■ **RECORDS PROVIDED**
▬▬▬
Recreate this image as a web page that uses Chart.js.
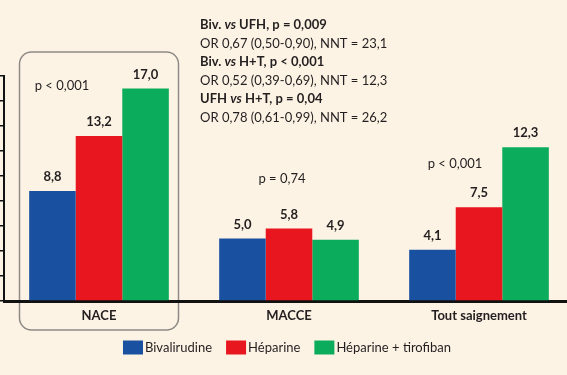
<!DOCTYPE html>
<html>
<head>
<meta charset="utf-8">
<script src="https://cdn.jsdelivr.net/npm/chart.js@4/dist/chart.umd.min.js"></script>
<style>
  html, body { margin: 0; padding: 0; background: #fcf3e4; overflow: hidden; width: 567px; height: 375px; }
  #c { position: absolute; left: 0; top: 0; }
</style>
</head>
<body>
<canvas id="c" width="574" height="375"></canvas>
<script>
// ---- Data ----
const categories = ['NACE', 'MACCE', 'Tout saignement'];
const seriesNames = ['Bivalirudine', 'Héparine', 'Héparine + tirofiban'];
const bivalirudine = [8.8, 5.0, 4.1];
const heparine = [13.2, 5.8, 7.5];
const heparineTirofiban = [17.0, 4.9, 12.3];
const pValues = ['p < 0,001', 'p = 0,74', 'p < 0,001'];
const yTickValues = [0, 2, 4, 6, 8, 10, 12, 14, 16, 18];
const comparisonLines = [
  [['Biv. ', 'bold'], ['vs', 'italic bold'], [' UFH, p = 0,009', 'bold']],
  [['OR 0,67 (0,50-0,90), NNT = 23,1', 'normal']],
  [['Biv. ', 'bold'], ['vs', 'italic bold'], [' H+T, p < 0,001', 'bold']],
  [['OR 0,52 (0,39-0,69), NNT = 12,3', 'normal']],
  [['UFH ', 'bold'], ['vs', 'italic bold'], [' H+T, p = 0,04', 'bold']],
  [['OR 0,78 (0,61-0,99), NNT = 26,2', 'normal']]
];

// ---- Styles ----
const FONT = 'Lato, "Open Sans", sans-serif';
const TEXT = '#231f20';
const BG = '#fcf3e4';
const colors = ['#1a50a0', '#e8161e', '#0bac5c'];

const fmt = v => v.toFixed(1).replace('.', ',');

const bgPlugin = {
  id: 'bg',
  beforeDraw(chart) {
    const ctx = chart.ctx;
    ctx.save();
    ctx.fillStyle = BG;
    ctx.fillRect(0, 0, chart.width, chart.height);
    // rounded frame around first category
    const xs = chart.scales.x;
    const cx = xs.getPixelForValue(0);
    ctx.strokeStyle = '#8e8a86';
    ctx.lineWidth = 1.5;
    ctx.beginPath();
    ctx.roundRect(cx - 79.5, 52, 159, 278, 12);
    ctx.stroke();
    ctx.restore();
  }
};

const textPlugin = {
  id: 'texts',
  afterDraw(chart) {
    const ctx = chart.ctx;
    const xs = chart.scales.x, ys = chart.scales.y;
    ctx.save();
    // value labels
    ctx.fillStyle = TEXT;
    ctx.textAlign = 'center';
    ctx.textBaseline = 'middle';
    ctx.font = 'bold 13px ' + FONT;
    chart.data.datasets.forEach((ds, di) => {
      chart.getDatasetMeta(di).data.forEach((bar, i) => {
        ctx.fillText(fmt(ds.data[i]), bar.x, bar.y - 14);
      });
    });
    // p-values
    ctx.font = '13px ' + FONT;
    const pPos = [[-37, 17.25], [-7, 9.75], [-24, 10.95]];
    pValues.forEach((p, i) => {
      ctx.fillText(p, xs.getPixelForValue(i) + pPos[i][0], ys.getPixelForValue(pPos[i][1]));
    });
    // comparison block
    ctx.textAlign = 'left';
    const lineYs = [25, 43.5, 62, 80.5, 99, 117.5];
    comparisonLines.forEach((segs, li) => {
      let x = 200;
      segs.forEach(([t, w]) => {
        ctx.font = w + ' 13px ' + FONT;
        ctx.fillText(t, x, lineYs[li]);
        x += ctx.measureText(t).width;
      });
    });
    // legend
    ctx.font = '13px ' + FONT;
    const boxW = 20, boxH = 14, gap = 2, spacing = 14;
    const widths = seriesNames.map(n => boxW + gap + ctx.measureText(n).width);
    const total = widths.reduce((a, b) => a + b, 0) + spacing * (seriesNames.length - 1);
    let lx = 287 - total / 2;
    seriesNames.forEach((n, i) => {
      ctx.fillStyle = colors[i];
      ctx.fillRect(lx, 340.5, boxW, boxH);
      ctx.fillStyle = TEXT;
      ctx.fillText(n, lx + boxW + gap, 348);
      lx += widths[i] + spacing;
    });
    ctx.restore();
  }
};

new Chart(document.getElementById('c'), {
  type: 'bar',
  data: {
    labels: categories,
    datasets: [
      { label: seriesNames[0], data: bivalirudine, backgroundColor: colors[0] },
      { label: seriesNames[1], data: heparine, backgroundColor: colors[1] },
      { label: seriesNames[2], data: heparineTirofiban, backgroundColor: colors[2] }
    ]
  },
  options: {
    responsive: false,
    animation: false,
    layout: { padding: { top: 76, left: 0, right: 0, bottom: 0 } },
    datasets: { bar: { categoryPercentage: 0.735, barPercentage: 1.0, borderWidth: 0 } },
    plugins: { legend: { display: false }, tooltip: { enabled: false } },
    scales: {
      x: {
        z: 1,
        grid: { display: false, drawTicks: false },
        border: { display: true, color: '#111', width: 3 },
        ticks: { padding: 7, color: TEXT, font: { family: FONT, size: 13, weight: 'bold' } },
        afterFit(s) { s.height = 74; }
      },
      y: {
        min: 0, max: 18,
        afterBuildTicks(s) { s.ticks = yTickValues.map(v => ({ value: v })); },
        ticks: { display: false },
        grid: { drawOnChartArea: false, drawTicks: true, tickLength: 4, color: '#111', lineWidth: 1.5 },
        border: { display: true, color: '#111', width: 2 },
        afterFit(s) { s.width = 4; }
      }
    }
  },
  plugins: [bgPlugin, textPlugin]
});
</script>
</body>
</html>
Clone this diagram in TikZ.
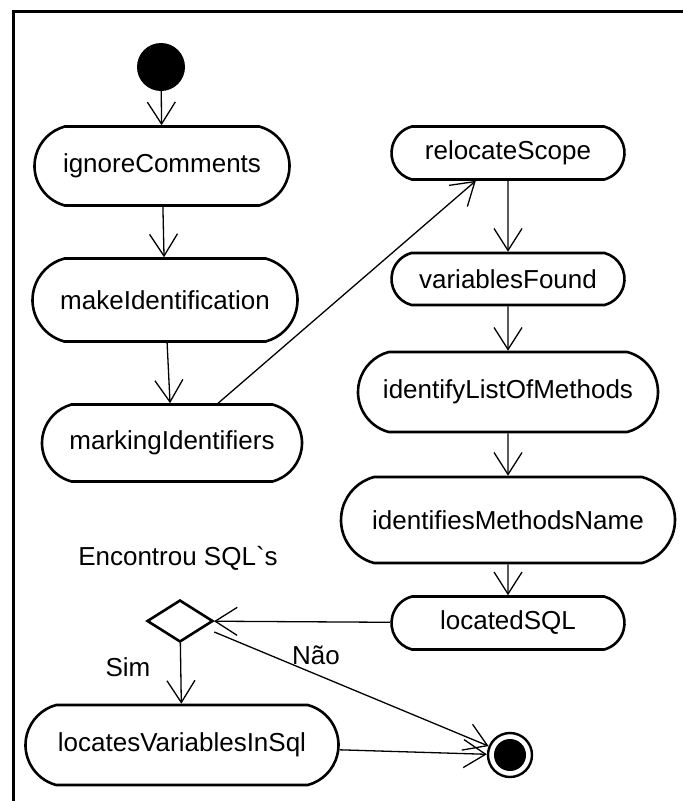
\documentclass[tikz,border=0pt]{standalone}
\usepackage{fontspec}
\setmainfont{Liberation Sans}
\usetikzlibrary{arrows.meta,shapes.geometric,shapes.misc}
\newcommand{\activity}[5]{%
  \node[actbox,minimum width=#4pt,minimum height=#5pt] (#1) at (#2) {#3};
}
\begin{document}
\begin{tikzpicture}[x=1pt,y=-1pt,font=\fontsize{26}{30}\selectfont,
    actbox/.style={draw,line width=2.6pt,rounded rectangle,rounded rectangle arc length=150,inner sep=0pt,fill=white},
    flow/.style={-{Straight Barb[length=22pt,width=28pt]},line width=1.3pt}]
        \useasboundingbox (0,0) rectangle (683,801);
        \draw[line width=3pt] (13.5,801) -- (13.5,11.5) -- (683,11.5);
        % left column
        \node[circle,fill,minimum size=48pt,inner sep=0pt] (ini) at (161,67) {};
        \activity{ign}{162,166}{ignoreComments}{255}{79}
        \activity{make}{165,300}{makeIdentification}{265}{83}
        \activity{mark}{172,443}{markingIdentifiers}{260}{77}
        % right column
        \activity{reloc}{508,153}{relocateScope}{233}{53}
        \activity{vars}{508,279}{variablesFound}{233}{52}
        \activity{list}{508,392}{identifyListOfMethods}{300}{80}
        \activity{name}{508,520}{identifiesMethodsName}{334}{86}
        \activity{sql}{508,623}{locatedSQL}{233}{53}
        % decision and end
        \node[draw,diamond,line width=2.6pt,aspect=1.57,minimum width=66pt,minimum height=42pt,inner sep=0pt] (dec) at (180,621) {};
        \node (found) at (178,558) {Encontrou SQL\textasciigrave s};
        \activity{locs}{182,745}{locatesVariablesInSql}{313}{80}
        \node[circle,draw,line width=2.4pt,minimum size=44pt,inner sep=0pt,
          path picture={\fill (path picture bounding box.center) circle (16pt);}] (fim) at (510,755) {};
        \node (sim) at (128,667) {Sim};
        \node (nao) at (316,655) {Não};
        % transitions
        \draw[flow] (ini) -- (ign);
        \draw[flow] (ign) -- (make);
        \draw[flow] (make) -- (mark);
        \draw[flow] (mark) -- (reloc);
        \draw[flow] (reloc) -- (vars);
        \draw[flow] (vars) -- (list);
        \draw[flow] (list) -- (name);
        \draw[flow] (name) -- (sql);
        \draw[flow] (sql) -- (dec);
        \draw[flow] (dec) -- (locs);
        \draw[flow] ([yshift=-11pt]dec.east) -- (fim);
        \draw[flow] (locs) -- (fim);
      \end{tikzpicture}
\end{document}
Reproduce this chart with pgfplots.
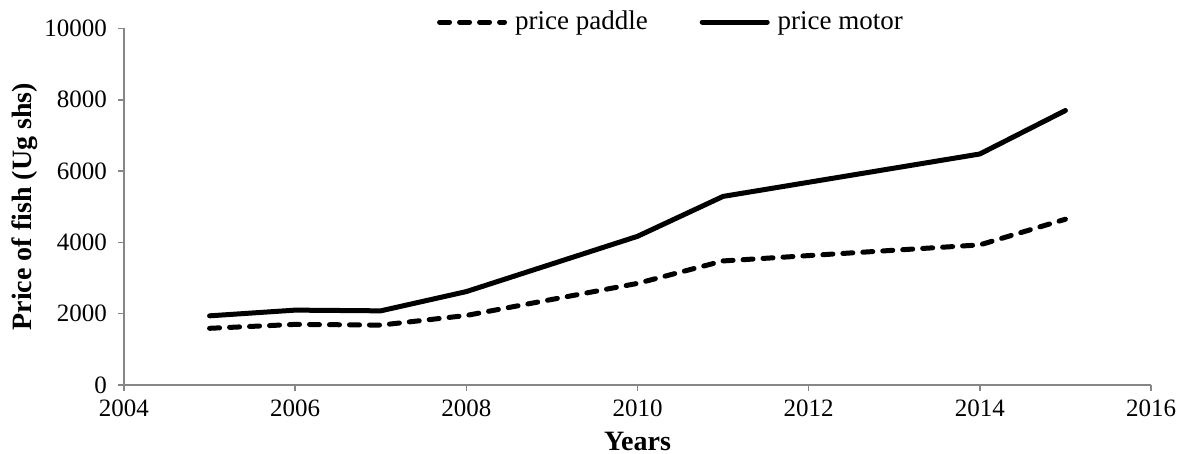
▬▬▬
■ **PROBLEM TO SOLVE**
Reproduce the data above word for word from its first line through the line that holds "const fmt = v", both ends included; skip pictures.

■ **CORRECT OUTPUT**
Recreate this image as a web page that uses Chart.js.
<!DOCTYPE html>
<html>
<head>
<meta charset="utf-8">
<script src="https://cdn.jsdelivr.net/npm/chart.js@4/dist/chart.umd.min.js"></script>
<style>
  html, body { margin: 0; padding: 0; background: #fcf3e4; overflow: hidden; width: 567px; height: 375px; }
  #c { position: absolute; left: 0; top: 0; }
</style>
</head>
<body>
<canvas id="c" width="574" height="375"></canvas>
<script>
// ---- Data ----
const categories = ['NACE', 'MACCE', 'Tout saignement'];
const seriesNames = ['Bivalirudine', 'Héparine', 'Héparine + tirofiban'];
const bivalirudine = [8.8, 5.0, 4.1];
const heparine = [13.2, 5.8, 7.5];
const heparineTirofiban = [17.0, 4.9, 12.3];
const pValues = ['p < 0,001', 'p = 0,74', 'p < 0,001'];
const yTickValues = [0, 2, 4, 6, 8, 10, 12, 14, 16, 18];
const comparisonLines = [
  [['Biv. ', 'bold'], ['vs', 'italic bold'], [' UFH, p = 0,009', 'bold']],
  [['OR 0,67 (0,50-0,90), NNT = 23,1', 'normal']],
  [['Biv. ', 'bold'], ['vs', 'italic bold'], [' H+T, p < 0,001', 'bold']],
  [['OR 0,52 (0,39-0,69), NNT = 12,3', 'normal']],
  [['UFH ', 'bold'], ['vs', 'italic bold'], [' H+T, p = 0,04', 'bold']],
  [['OR 0,78 (0,61-0,99), NNT = 26,2', 'normal']]
];

// ---- Styles ----
const FONT = 'Lato, "Open Sans", sans-serif';
const TEXT = '#231f20';
const BG = '#fcf3e4';
const colors = ['#1a50a0', '#e8161e', '#0bac5c'];

const fmt = v => v.toFixed(1).replace('.', ',');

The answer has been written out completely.